Perhaps the central truth is that a history of philosophy cannot be held together without some strong conception of what philosophy is, outside of its time-bound manifestations. Wisdom and knowledge, creation and cosmology, God and man, nature and man, good and evil, law and social structure, science and mathematics, history and purpose, perception and thought, language and logic, experience and reason: at various times all these subjects have absorbed those whom we call philosophers, and many of them have concentrated on one or two of these areas, ignoring the others or even dismissing them as meaningless. This diversity of subject matter makes it extremely difficult to grasp or define the identity of philosophy as a whole. Philosophy is clearly a quest for truth, a reflection on human knowledge and on how we may arrive at the truth. Throughout its history, philosophy has pursued this quest in a number of different fields, through different problems and areas of human experience. To explain why these different areas have appeared to be central to philosophers in different historical epochs, and whether these problems have ever been solved, is a massive task, requiring enormous erudition and exceptional clarity of thought. Russell guides us expertly through the nature of Plato’s ideal society, Aristotle’s metaphysics, Descartes’ theory of mind and body, Spinoza’s serene pantheism, Nietzsche’s glorification of will and power, the foundations of logical analysis laid by Frege and by Russell himself, and many other difficult ideas. But does he manage to pull all of this together into a purposeful narrative and identify what the purpose is, or say whether it might ever be capable of fulfilment?
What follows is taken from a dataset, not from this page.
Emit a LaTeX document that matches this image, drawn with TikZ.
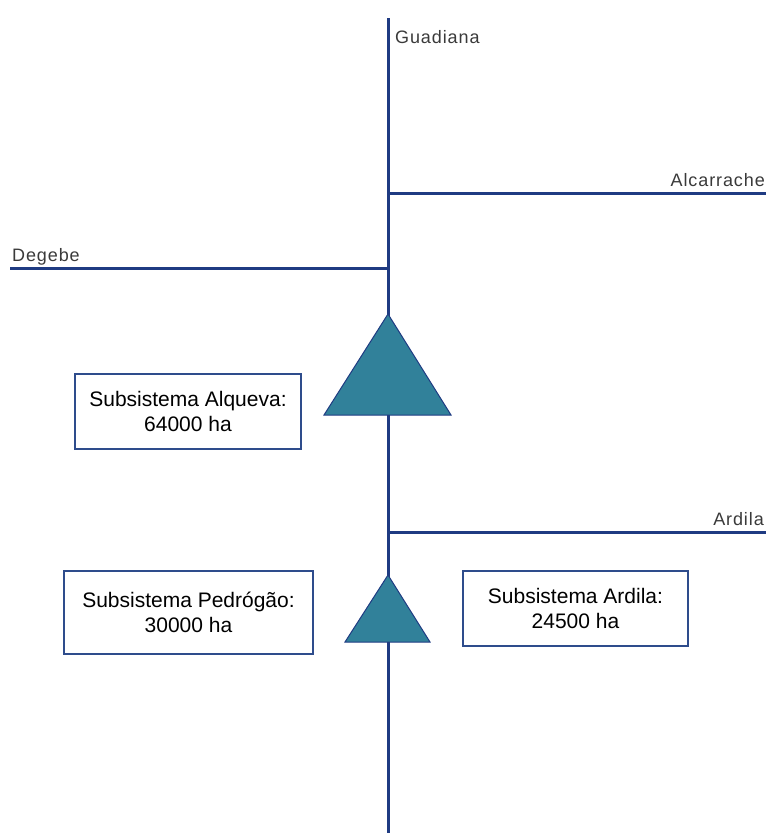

Professional philosophers questioned this very point, and they either ignored the book out of respect for Russell, or allowed it faint praise as a layman’s introduction; any history of philosophy that devoted a chapter to Byron was certain in any case to dismay academic readers. In the middlebrow press it was well reviewed by distinguished names like GM Trevelyan, AL Rowse and Julian Huxley—none of whom were of course philosophers—and the book was specifically cited when Russell was awarded the Nobel Prize for Literature in 1950. It still holds the status of a popular classic.
Russell brought his history to an end around 1920, just a little too early for him to take note of existentialism, which is a pity, because if ever there was a philosophy that was a child of its time it is surely existentialism, the product of twentieth-century war, dehumanisation and the disillusionment with formal philosophy. Yet in the last dozen years of his life Russell seemed to throw himself into a form of social commitment à la Sartre, devoting himself to anti-nuclear and anti-war campaigns which kept him still a giant figure in the public eye, as he had been for sixty years. His own formal philosophy had been unable to do justice to the richness of life, but throughout his extraordinary life he had shown a willingness to throw away logic when driven by deeper impulses that he could not rationalise, and the last phase of his life completed this pattern, caught in the intractable battle between reason and passion.